The authors analyzed five different delivery methods:  Construction Management-Agency ("CMA"; a.k.a. CM-at-fee or CM-not-at-risk), Design-Build ("DB"), Design-Bid-Build ("DBB"), and Design-Build-Operate ("DBO") and Design-Build-Finance-Operate ("DBFO" -- a form of public-private partnership or P3).  Interestingly, especially given some of the conclusions, the authors did not consider CM-at-risk, where, unlike CMA, the construction manager is contractually obligated and responsible for delivering the project.

The authors utilized a DCF or Discounted Cash Flow analysis to determine and compare the various project delivery methods' present costs.  They considered the cost to the owner and the cost to society, the latter including an estimate of €1 million for each month of delay in commissioning a road.  Among other various assumptions and estimates, they excluded taxes and assumed all work was out-sourced.  The assumption that all services are out-sourced raises an interesting question of whether a comparison of CMA, DBB, and DB with operation and maintenance being performed in-house changes the outcome.  The authors also performed sensitivity analyses to determine what impact a change in estimates had on a procurement's present costs (e.g. a change in interest rates).

Based on the results, the authors ranked the procurement methods where public financing is used.  DBO was "clearly" the most efficient in terms of an owner's costs, followed in order by DB, CMA, and DBB (i.e.
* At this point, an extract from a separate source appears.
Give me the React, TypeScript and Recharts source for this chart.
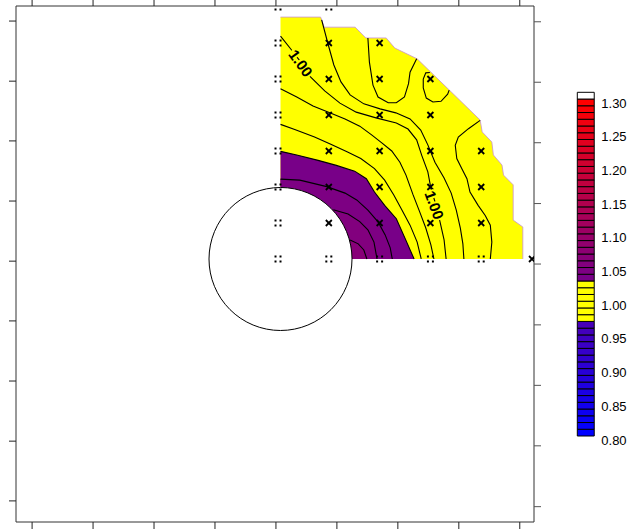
import React from 'react';
import { ComposedChart, Area, Line, Scatter, XAxis, YAxis, ReferenceArea } from 'recharts';

// grid units: x = column of sample nodes, y = row of sample nodes (hole centre at 0,0)
const fillEdge = [[0.0, 6.72], [0.79, 6.72], [0.86, 6.44], [1.47, 6.44], [1.68, 6.14], [2.08, 6.14], [2.25, 5.86], [2.69, 5.56], [3.93, 3.86], [3.97, 3.53], [4.16, 3.25], [4.19, 2.89], [4.36, 2.61], [4.39, 2.33], [4.58, 2.06], [4.58, 1.08], [4.77, 0.89], [4.77, 0.0]];

const c106 = [[1.37, 0.53], [1.53, 0.42], [1.64, 0.25], [1.7, 0.0]];
const c105 = [[1.04, 1.37], [1.33, 1.25], [1.56, 1.04], [1.72, 0.81], [1.84, 0.47], [1.9, 0.0]];
const c104 = [[0.0, 2.22], [0.38, 2.19], [0.91, 2.01], [1.27, 1.83], [1.5, 1.64], [1.72, 1.36], [1.92, 1.03], [2.06, 0.67], [2.16, 0.31], [2.2, 0.0]];
const c103 = [[0.0, 2.99], [0.34, 2.88], [0.74, 2.74], [1.1, 2.6], [1.46, 2.44], [1.69, 2.23], [1.85, 1.86], [2.05, 1.49], [2.28, 1.12], [2.45, 0.58], [2.63, 0.0]];
const c102 = [[0.0, 3.74], [0.28, 3.6], [0.67, 3.39], [0.99, 3.19], [1.32, 2.97], [1.58, 2.79], [1.85, 2.51], [2.05, 2.19], [2.23, 1.78], [2.39, 1.36], [2.55, 0.94], [2.69, 0.47], [2.77, 0.0]];
const c101 = [[0.0, 4.73], [0.32, 4.5], [0.64, 4.25], [0.97, 4.06], [1.27, 3.89], [1.56, 3.69], [1.8, 3.44], [2.0, 3.22], [2.19, 3.0], [2.35, 2.69], [2.47, 2.33], [2.61, 1.78], [2.74, 1.31], [2.86, 0.86], [2.96, 0.39], [3.02, 0.0]];
const c100 = [[0.0, 6.19], [0.21, 5.82], [0.4, 5.47], [0.59, 5.06], [0.87, 4.67], [1.17, 4.33], [1.49, 4.08], [1.88, 3.92], [2.28, 3.78], [2.51, 3.61], [2.68, 3.31], [2.78, 2.88], [2.9, 2.42], [2.96, 1.97], [3.06, 1.5], [3.14, 1.03], [3.22, 0.53], [3.26, 0.0]];
const c099 = [[0.81, 6.64], [0.93, 6.0], [1.05, 5.39], [1.19, 4.92], [1.37, 4.56], [1.64, 4.31], [1.96, 4.17], [2.27, 4.06], [2.55, 3.89], [2.76, 3.58], [2.9, 3.17], [3.04, 2.69], [3.22, 2.25], [3.36, 1.83], [3.46, 1.36], [3.54, 0.86], [3.59, 0.42], [3.61, 0.0]];
const c098top = [[1.72, 6.14], [1.75, 5.47], [1.82, 4.83], [1.92, 4.5], [2.12, 4.34], [2.28, 4.34], [2.44, 4.5], [2.52, 4.87], [2.55, 5.19], [2.68, 5.56]];
const c098right = [[3.93, 3.85], [3.7, 3.62], [3.5, 3.39], [3.44, 3.16], [3.47, 2.79], [3.57, 2.51], [3.67, 2.23], [3.73, 1.86], [3.89, 1.49], [4.03, 1.21], [4.13, 0.94], [4.16, 0.47], [4.13, 0.0]];
const c097 = [[2.94, 5.18], [2.86, 5.17], [2.81, 5.0], [2.81, 4.75], [2.87, 4.47], [3.0, 4.36], [3.16, 4.38], [3.29, 4.58], [3.32, 4.69]];

const contourLabels = [
  { x: 0.4, y: 5.44, text: '1.00', angle: 54 },
  { x: 3.03, y: 1.5, text: '1.00', angle: 70 },
];

const crossNodes = [[1, 1], [2, 1], [3, 1], [4, 1], [1, 2], [2, 2], [3, 2], [4, 2], [1, 3], [2, 3], [3, 3], [4, 3], [1, 4], [2, 4], [3, 4], [1, 5], [2, 5], [3, 5], [1, 6], [2, 6], [5, 0]];
const edgeNodes = [[0, 0], [0, 1], [0, 2], [0, 3], [0, 4], [0, 5], [0, 6], [0, 7], [1, 0], [2, 0], [3, 0], [4, 0], [1, 7]];
const holeCentre = [[0, 0]];

const xTicks = [-4.89, -3.69, -2.49, -1.29, -0.09, 1.11, 2.31, 3.51, 4.71];
const yTicksLeft = [6.61, 4.94, 3.28, 1.61, -0.06, -1.72, -3.39, -5.06, -6.72];
const yTicksRight = [6.59, 4.91, 3.23, 1.54, -0.14, -1.83, -3.51, -5.19, -6.88];

const levels = [0.8, 0.81, 0.82, 0.83, 0.84, 0.85, 0.86, 0.87, 0.88, 0.89, 0.9, 0.91, 0.92, 0.93, 0.94, 0.95, 0.96, 0.97, 0.98, 0.99, 1.0, 1.01, 1.02, 1.03, 1.04, 1.05, 1.06, 1.07, 1.08, 1.09, 1.1, 1.11, 1.12, 1.13, 1.14, 1.15, 1.16, 1.17, 1.18, 1.19, 1.2, 1.21, 1.22, 1.23, 1.24, 1.25, 1.26, 1.27, 1.28, 1.29, 1.3, 1.31];
const barTicks = [0.8, 0.85, 0.9, 0.95, 1.0, 1.05, 1.1, 1.15, 1.2, 1.25, 1.3];

const pts = (a: number[][]) => a.map(([x, y]) => ({ x, y }));

const lerp = (a: number[], b: number[], t: number) =>
  `rgb(${a.map((v, i) => Math.round(v + (b[i] - v) * t)).join(',')})`;

function levelColor(v: number) {
  if (v >= 1.295) return '#ffffff';
  if (v >= 0.965 && v < 1.025) return '#ffff00';
  if (v >= 1.025) return lerp([120, 0, 136], [255, 0, 0], (v - 1.03) / 0.26);
  return lerp([0, 0, 255], [72, 0, 184], (v - 0.8) / 0.16);
}

const FONT = '"Liberation Sans", Arial, sans-serif';
const AX = { xAxisId: 'b', yAxisId: 'l' };
const X_DOMAIN = [-5.207, 4.99];
const Y_DOMAIN = [-7.306, 7.028];

const Cross = (p: any) => {
  const x = p.cx - 2.5;
  const y = p.cy;
  return (
    <g stroke="#000" strokeWidth={1.8}>
      <line x1={x - 3} y1={y - 3} x2={x + 3} y2={y + 3} />
      <line x1={x - 3} y1={y + 3} x2={x + 3} y2={y - 3} />
    </g>
  );
};

const EdgeMark = (p: any) => {
  const x = p.cx - 2.5;
  const y = p.cy;
  return (
    <g fill="#000">
      <rect x={x - 3.5} y={y - 3.5} width={2} height={2} />
      <rect x={x + 1.5} y={y - 3.5} width={2} height={2} />
      <rect x={x - 3.5} y={y + 1.5} width={2} height={2} />
      <rect x={x + 1.5} y={y + 1.5} width={2} height={2} />
    </g>
  );
};

const Hole = (p: any) => <circle cx={p.cx} cy={p.cy} r={71.5} fill="#fff" stroke="#000" strokeWidth={1} />;

const LabelMark = (p: any) => {
  const { cx, cy, payload } = p;
  return (
    <text
      x={cx}
      y={cy}
      transform={`rotate(${payload.angle} ${cx} ${cy})`}
      textAnchor="middle"
      dominantBaseline="central"
      fontSize={15}
      fontWeight="bold"
      fontFamily={FONT}
      fill="#000"
      stroke="#ffff00"
      strokeWidth={4}
      paintOrder="stroke"
    >
      {payload.text}
    </text>
  );
};

const BarTick = (p: any) => (
  <text x={p.x} y={p.y + 8.5} fontSize={13} fontFamily={FONT} fill="#000">
    {Number(p.payload.value).toFixed(2)}
  </text>
);

const bands: [number[][], number][] = [
  [c103, 1.03],
  [c104, 1.04],
  [c105, 1.05],
  [c106, 1.06],
];

const lines = [c106, c105, c104, c103, c102, c101, c100, c099, c098top, c098right, c097];

const cells = levels.slice(0, -1).map((lo, i) => ({ lo, hi: levels[i + 1] }));

const frame = { stroke: '#333', strokeWidth: 1 };
const tickStyle = { stroke: '#222', strokeWidth: 1 };
const noLabel = () => '';

export default function App() {
  return (
    <div style={{ position: 'absolute', left: 0, top: 0, width: 643, height: 529, background: '#fff' }}>
      <ComposedChart width={643} height={529} margin={{ top: 0, right: 101, bottom: 0, left: 0 }}>
        <XAxis xAxisId="b" type="number" dataKey="x" domain={X_DOMAIN} allowDataOverflow ticks={xTicks} interval={0}
          height={7} tickSize={7} tickFormatter={noLabel} axisLine={frame} tickLine={tickStyle} />
        <XAxis xAxisId="t" orientation="top" type="number" dataKey="x" domain={X_DOMAIN} allowDataOverflow ticks={xTicks} interval={0}
          height={6} tickSize={7} tickFormatter={noLabel} axisLine={frame} tickLine={tickStyle} />
        <YAxis yAxisId="l" type="number" dataKey="y" domain={Y_DOMAIN} allowDataOverflow ticks={yTicksLeft} interval={0}
          width={16} tickSize={7} tickFormatter={noLabel} axisLine={frame} tickLine={tickStyle} />
        <YAxis yAxisId="r" orientation="right" type="number" domain={Y_DOMAIN} allowDataOverflow ticks={yTicksRight} interval={0}
          width={8} tickSize={7} tickFormatter={noLabel} axisLine={frame} tickLine={{ stroke: '#555', strokeWidth: 1 }} />

        <Area {...AX} data={pts(fillEdge)} dataKey="y" type="linear" baseValue={0} fill="#ffff00" fillOpacity={1}
          stroke="#c890d0" strokeWidth={0.8} dot={false} activeDot={false} isAnimationActive={false} />
        {bands.map(([b, v], i) => (
          <Area key={'band' + i} {...AX} data={pts(b)} dataKey="y" type="linear" baseValue={0} fill={levelColor(v)}
            fillOpacity={1} stroke="none" dot={false} activeDot={false} isAnimationActive={false} />
        ))}
        {lines.map((l, i) => (
          <Line key={'line' + i} {...AX} data={pts(l)} dataKey="y" type="linear" stroke="#000" strokeWidth={1.1}
            dot={false} activeDot={false} isAnimationActive={false} />
        ))}

        <Scatter {...AX} data={pts(holeCentre)} shape={Hole} isAnimationActive={false} />
        <Scatter {...AX} data={pts(crossNodes)} shape={Cross} isAnimationActive={false} />
        <Scatter {...AX} data={pts(edgeNodes)} shape={EdgeMark} isAnimationActive={false} />
        <Scatter {...AX} data={contourLabels} shape={LabelMark} isAnimationActive={false} />
      </ComposedChart>

      <div style={{ position: 'absolute', left: 560, top: 80 }}>
        <ComposedChart width={83} height={370} margin={{ top: 12.3, right: 0, bottom: 14, left: 17.3 }} data={cells}>
          <XAxis type="number" dataKey="lo" domain={[0, 1]} hide />
          <YAxis type="number" orientation="right" domain={[0.8, 1.31]} allowDataOverflow ticks={barTicks} interval={0}
            width={43.7} axisLine={false} tickLine={false} tickSize={0} tickMargin={2} tick={BarTick} />
          {cells.map((c, i) => (
            <ReferenceArea key={i} x1={0} x2={1} y1={c.lo} y2={c.hi} fill={levelColor(c.lo)} fillOpacity={1}
              stroke="#000" strokeWidth={1} ifOverflow="visible" />
          ))}
        </ComposedChart>
      </div>
    </div>
  );
}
DBB costs the most).  DBFO's competitive position was not absolutely clear, but it seemed to be in the middle with DB and less costly than DBB and CMA.  With CMA being the fastest to commissioning, the need for early commissioning can render CMA superior to DBFO.  Not surprisingly, the authors further found that DBFO was affected the most when performing sensitivity analyses; changes in assumptions affected the others in a similar fashion.    

With austerity measures necessarily in place in many regions of the world, one must wonder if DBFO will become more prevalent for commissioning roads than DBO and other procurement methods notwithstanding DBFO may according to this study be more expensive.

Thursday, July 19, 2012

CBO Report on Infrastructure Bank for Surface Transportation

President Obama has proposed a federal infrastructure bank in his budget for 2013.  On July 12, 2012 the Congressional Budget Office (CBO) released its report outlining the parameters of such an infrastructure bank.
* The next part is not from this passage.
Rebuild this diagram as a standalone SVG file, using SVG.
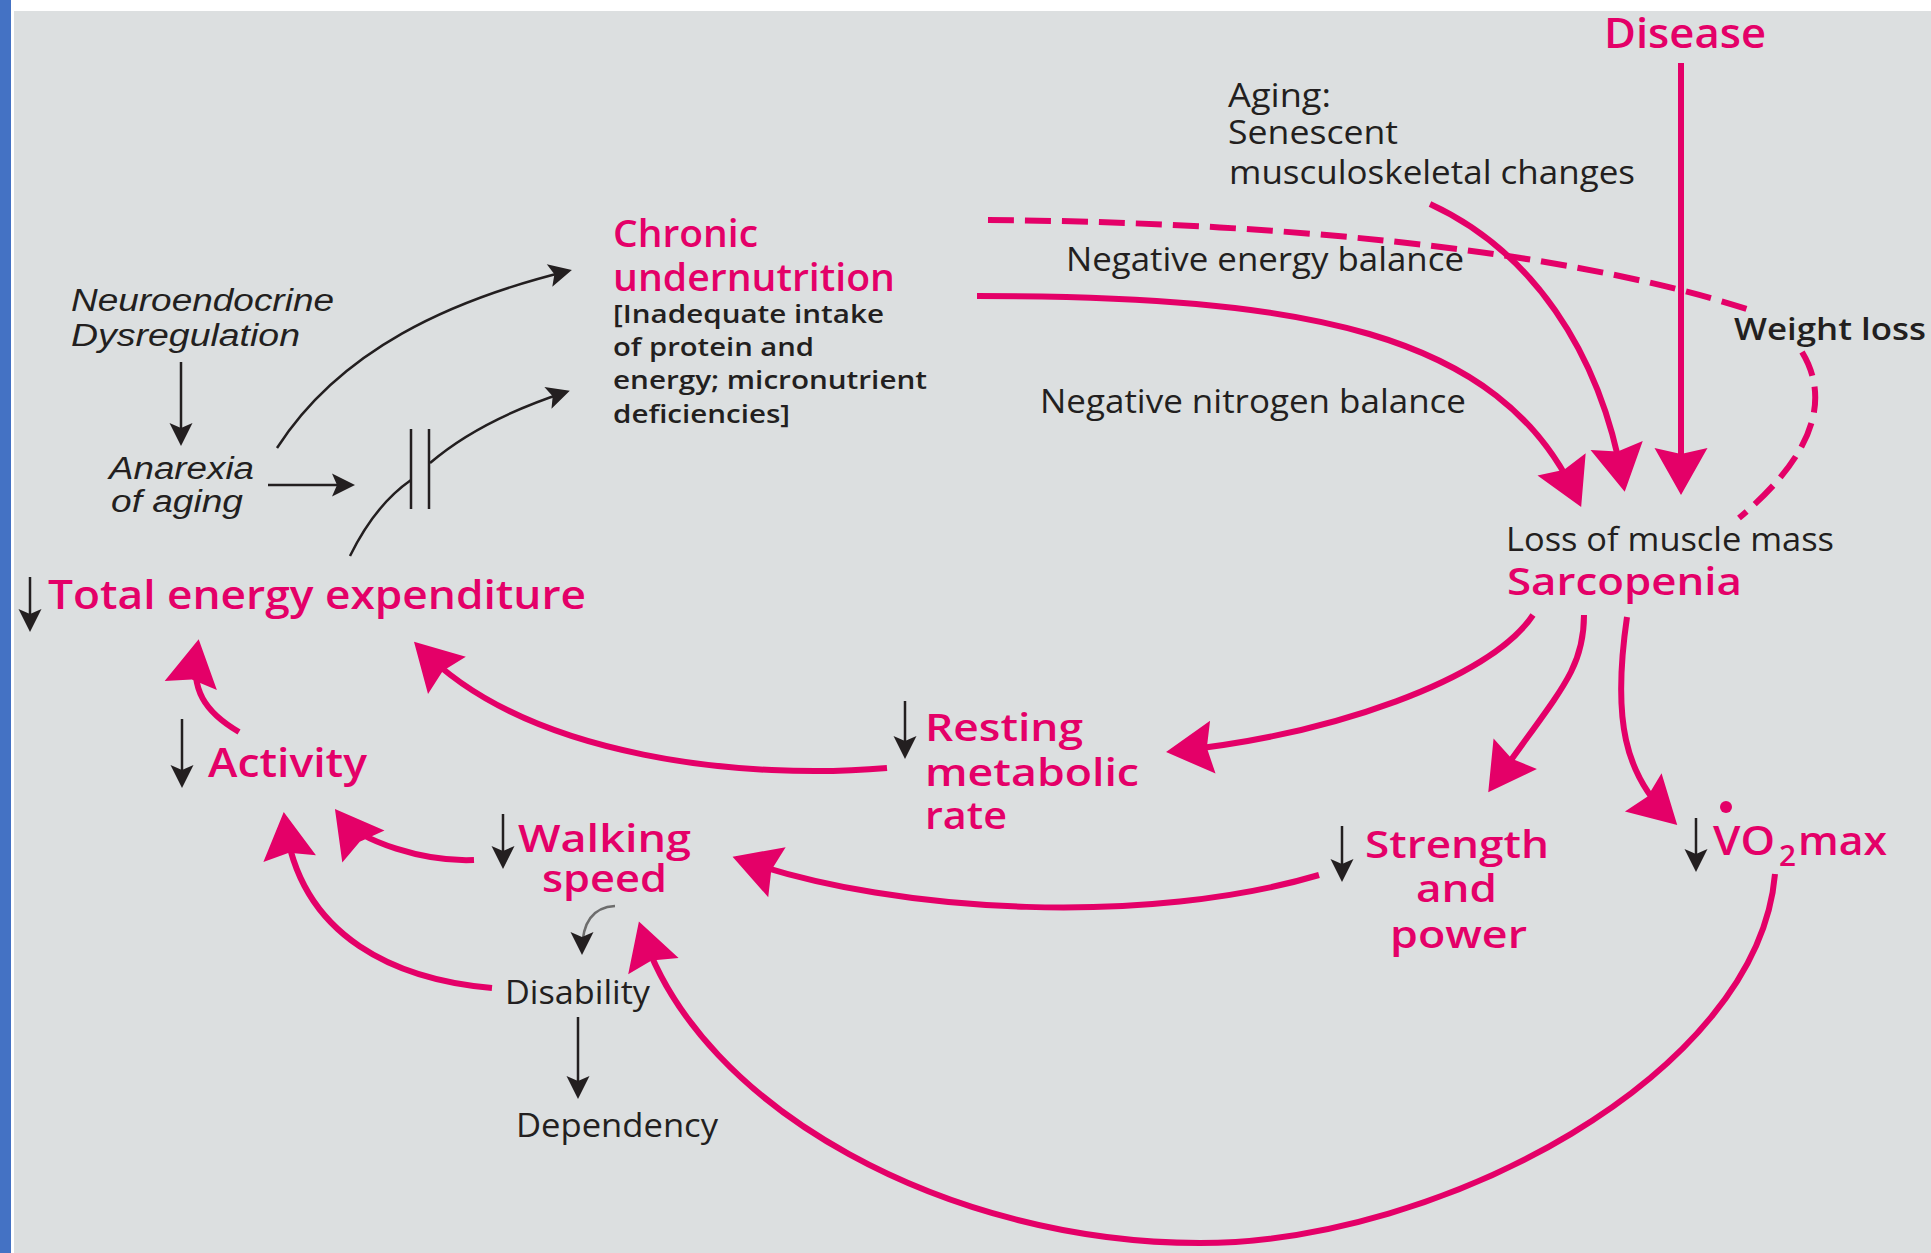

For each of the past three years the country has spent approximately $200 billion on surface transportation infrastructure--highways, mass transit, and passenger rail .  Of this, about $50 billion has come from the federal government, with the bulk coming from state and local government.  Private rail investment has contributed about $12 billion annually.  This is not enough.  We need additional funding to maintain our current systems, and we need significantly more to meet future needs.  How will this infrastructure be funded?

The proposed federal infrastructure bank is designed to close the gap of needed financing for major surface transportation projects that will primarily be  funded with user fees, such as tolls, and value capture (e.g. tax increment financing).  A perceived benefit is that a federal infrastructure bank could make decisions of funding based on merit from a pool of applicants, relatively isolated from political pressures, and it could focus on projects that cross jurisdictional boundaries.

The report compares funding under the currently enacted Department of Transportation Infrastructure Finance and Innovation Act (TIFIA) program.  The main difference is that TIFIA money is primarily handed out in the form of grants.  The source of TIFIA money is federal gas taxes and other federal tax revenues.  The report notes that the most recent authorization for federal transportation programs includes an expansion of the TIFIA program.  The infrastructure bank would be targeted on projects with a dedicated revenue stream.

To the extent that a public infrastructure bank could depoliticize the funding of programs and work across multi-jurisdictional lines, that would seem to be a good development.  While they are at it, efforts should be made to streamline EIR review for multi-jursidictional projects.  Do it once, do it right, and build it!